Ian Colin Graham Bell (born 31 October 1962 in Hatfield, Hertfordshire) programmed and designed the video game Elite (1984) with David Braben, which met with much acclaim.

==Education==
Bell attended the independent St Albans School. He studied at Jesus College, Cambridge, graduating with a degree (1st) in Mathematics in 1985, and a Cambridge Diploma in Computer Science in 1986.

==Career==
===Game development===
His work on Elite (1984) included programming in assembly language. The game is based on an open-ended non-linear game model, and the 3D graphics were revolutionary at the time.
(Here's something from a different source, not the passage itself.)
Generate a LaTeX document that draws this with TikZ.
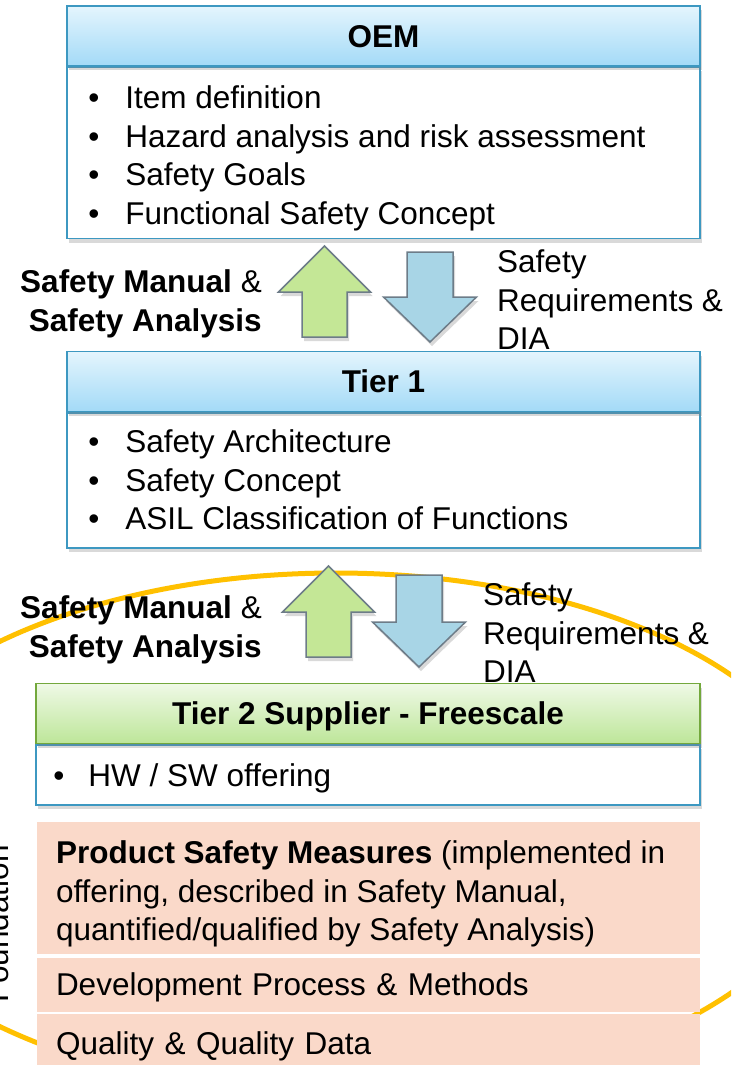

Prior to Elite, he developed Free Fall, a game set inside a coriolis space station with the player controlling an alien punching astronaut, described by Bell as "the first ever Beat 'em up". Free Fall, also a game for the BBC Micro, was published by Acornsoft in 1983. Bell put later Free Fall and Elite with the associated source code for free download on his website.

Bell was a speaker at the 2009 GameCity game festival. Bell mentioned in his speech about the impact of games:You're reaching into the minds and the imaginary spaces of children, and you're to an extent shaping their characters and their life stories. I'm glad [Elite] isn't Doom because I'm glad that even though we didn't really think in these terms, I think its effect on players and on people's lives is good, both in the sense of giving them good memories but also in making people think in different ways and awakening interest.

===Subsequent career===
After the initial success of Elite and having completed ports of it to the Commodore 64 (1985), Apple II (1986), and NES (1991), Bell spent a number of years undertaking personal research. In 2008 he joined Autodesk as a Senior Software Engineer. As of 2024 he was still working in Computer Aided Design.